Sophos chief urges global antispam effort

By Aloysius Choong, ZDNet Asia
Monday, May 31, 2004 07:44 PM
SINGAPORE--"Shoot all spammers," said Jan Hruska.

For the CEO and co-founder of antispam and antivirus company Sophos, this would be the panacea to spam--in the ideal world, at least.

In the real world, however, the solution is much less straightforward. It is particularly thorny in the area of legislation, where worldwide--and not just national--initiatives are necessary, he said.

"We are in dire need of more international agreements," suggested Hruska. "It is possible to have spam legislation in Singapore. But if spam is sent from China or Korea or somewhere else, then legislation (here) won't do very much."

In Singapore for the launch of the Sophos Small Business Suite, an antispam and antivirus software package for the mid-market, Hruska was skeptical about the "opt-out" method favored by Singapore's Infocomm Development Authority. This system, outlined in a set of proposals last week, allows companies to send unsolicited commercial e-mail, provided messages come with instructions for users to remove themselves from mailing lists. The method is also adopted in US, Japan and Korea.

"Our opinion is that legislation in the form we see in US--the opt-out method--is probably going to increase spam, rather than decrease it," he argued.

Furthermore, the IDA proposals could present some problems for the courts, he said.

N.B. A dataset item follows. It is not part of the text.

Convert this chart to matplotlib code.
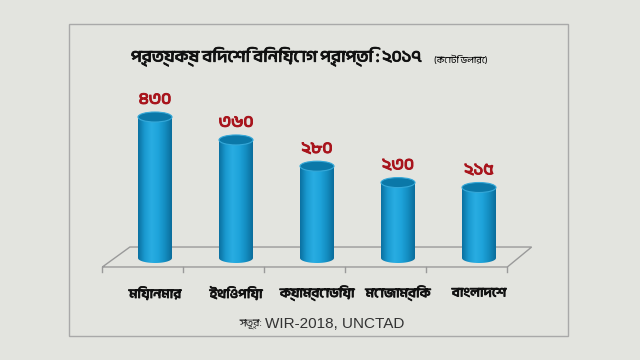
import numpy as np
import matplotlib
matplotlib.use("Agg")
import matplotlib.pyplot as plt
import matplotlib.patheffects as pe
from matplotlib import font_manager as fm
from matplotlib.ft2font import FT2Font
from matplotlib.patches import Ellipse, PathPatch, Rectangle
from matplotlib.path import Path
from matplotlib.colors import LinearSegmentedColormap

# ---------------- data ----------------
categories = ["মিয়ানমার", "ইথিওপিয়া", "ক্যাম্বোডিয়া", "মোজাম্বিক", "বাংলাদেশ"]
values = [430, 360, 280, 230, 215]
title_main = "প্রত্যক্ষ বিদেশি বিনিয়োগ প্রাপ্তি : ২০১৭"
title_unit = "(কোটি ডলারে)"
source_label = "সূত্র:"
source_text = "WIR-2018, UNCTAD"

# ---------------- fonts ----------------
found = []
for f in fm.fontManager.ttflist:
    try:
        cm = FT2Font(f.fname).get_charmap()
        if 0x09AC in cm and 0x09E8 in cm:
            found.append((f.name, f.style, f.weight))
    except Exception:
        pass
normal = sorted(set(n for n, s, w in found if s == "normal"))
pref = [n for n in normal if "Bengali" in n or "Bangla" in n] + normal
bn_family = pref[0] if pref else None
families = ([bn_family] if bn_family else []) + ["DejaVu Sans"]
plt.rcParams["font.family"] = families
plt.rcParams["font.style"] = "normal"

bn_digits = str.maketrans("0123456789", "০১২৩৪৫৬৭৮৯")

BG = "#e3e4df"
fig = plt.figure(figsize=(6.4, 3.6), dpi=100, facecolor=BG)
W, H = 640, 360

# inner frame
frame = Rectangle((69 / W, 1 - 336 / H), (568 - 69) / W, (336 - 24) / H,
                  transform=fig.transFigure, facecolor="none", edgecolor="#a9a9a9",
                  lw=1.0, zorder=-1)
fig.patches.append(frame)

# axes placed in pixel space
ax_left, ax_right, ax_top, ax_bot = 95, 540, 90, 275
ax = fig.add_axes([ax_left / W, 1 - ax_bot / H, (ax_right - ax_left) / W, (ax_bot - ax_top) / H])
ax.set_facecolor("none")
for s in ax.spines.values():
    s.set_visible(False)
ax.set_xticks([]); ax.set_yticks([])

x0_px, dx_px = 155, 81
zero_px, ppu = 258, 141 / 430
xlim = ((ax_left - x0_px) / dx_px, (ax_right - x0_px) / dx_px)
ylim = (-(ax_bot - zero_px) / ppu, (zero_px - ax_top) / ppu)

n = len(categories)
xs = np.arange(n)

# floor (3D base)
back_y, front_y = 33.5, -27.4
back_x0, back_x1 = -0.31, n - 0.35
front_x0, front_x1 = -0.65, n - 0.65
floor = Path([(front_x0, front_y), (back_x0, back_y), (back_x1, back_y),
              (front_x1, front_y), (front_x0, front_y)])
ax.add_patch(PathPatch(floor, facecolor="none", edgecolor="#9a9a9a", lw=1.0, zorder=1))
tick_len = 5 / ppu
for i in range(n + 1):
    tx = front_x0 + i
    ax.plot([tx, tx], [front_y, front_y - tick_len], color="#9a9a9a", lw=1.0, zorder=1)

# cylinders
bw = 34 / dx_px
eh = 10 / ppu
cmap = LinearSegmentedColormap.from_list(
    "cyl", ["#0a6f9f", "#1a9ad0", "#29ade2", "#1ea3da", "#138cc0", "#0b6c9a"])
grad = np.linspace(0, 1, 256).reshape(1, -1)
bars = ax.bar(xs, values, width=bw, color="none", edgecolor="none", zorder=2)
theta = np.linspace(np.pi, 2 * np.pi, 60)
for b, v in zip(bars, values):
    cx = b.get_x() + b.get_width() / 2
    left, right = cx - bw / 2, cx + bw / 2
    verts = [(left, v), (left, 0)]
    verts += [(cx + bw / 2 * np.cos(t), eh / 2 * np.sin(t)) for t in theta]
    verts += [(right, v), (left, v)]
    body = PathPatch(Path(verts), facecolor="none", edgecolor="none", zorder=2)
    ax.add_patch(body)
    im = ax.imshow(grad, cmap=cmap, aspect="auto",
                   extent=[left, right, -eh / 2, v], zorder=2, interpolation="bicubic")
    im.set_clip_path(body)
    ax.add_patch(Ellipse((cx, v), bw, eh, facecolor="#0b78a8", edgecolor="#35a8d8",
                         lw=0.8, zorder=3))
    ax.text(cx, v + 17 / ppu, f"{v}".translate(bn_digits), ha="center", va="center",
            color="#a8141c", fontsize=12, fontweight="bold", zorder=4,
            path_effects=[pe.withStroke(linewidth=0.7, foreground="#a8141c")])

ax.set_xlim(*xlim)
ax.set_ylim(*ylim)

bold = [pe.withStroke(linewidth=0.6, foreground="#111111")]

# category labels
for x, c in zip(xs, categories):
    ax.text(x, -(293 - zero_px) / ppu, c, ha="center", va="center",
            fontsize=9.5, color="#111111", clip_on=False, path_effects=bold)

# title
fig.text(276 / W, 1 - 57 / H, title_main, ha="center", va="center",
         fontsize=12, color="#111111", path_effects=bold)
fig.text(434 / W, 1 - 60 / H, title_unit, ha="left", va="center",
         fontsize=6.5, color="#111111")

# source
fig.text(262 / W, 1 - 325 / H, source_label, ha="right", va="center",
         fontsize=7.5, color="#333333")
fig.text(265 / W, 1 - 324 / H, source_text, ha="left", va="center",
         fontsize=11, color="#333333", family=["Liberation Sans", "DejaVu Sans"])

fig.savefig("out.png", dpi=100, facecolor=BG)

"I think it's going to make some lawyers quite rich," he quipped. "Because it will be up to the courts to interpret whether messages are spam or not." This difficulty is magnified, he added, because the definition of "spam" is a "constantly moving target".

"Something containing the word Viagra is not spam for Pfizer," he said. "For you and me, it is."

In the long run, he believes that governments should make it "computationally expensive" for spammers by using encryption technology for messages.

"Every e-mail that you send would cost one minute of computer time," he said. "If you are a legitimate user, you may spend a minute to send an e-mail, which is acceptable. But for a spammer to send 100 million e-mails, he would have to spend 100 million minutes."

However, he concedes that this solution would again require a lot of standardization and international agreements before it can be implemented.

Meanwhile, he predicts more and more spam, and with increasing sophistication.

"Perhaps (we'll have) spam that doesn't say Viagra, but has Viagra as a graphic," he said. "These are not subject to simple lexical analysis but use various obfuscation techniques."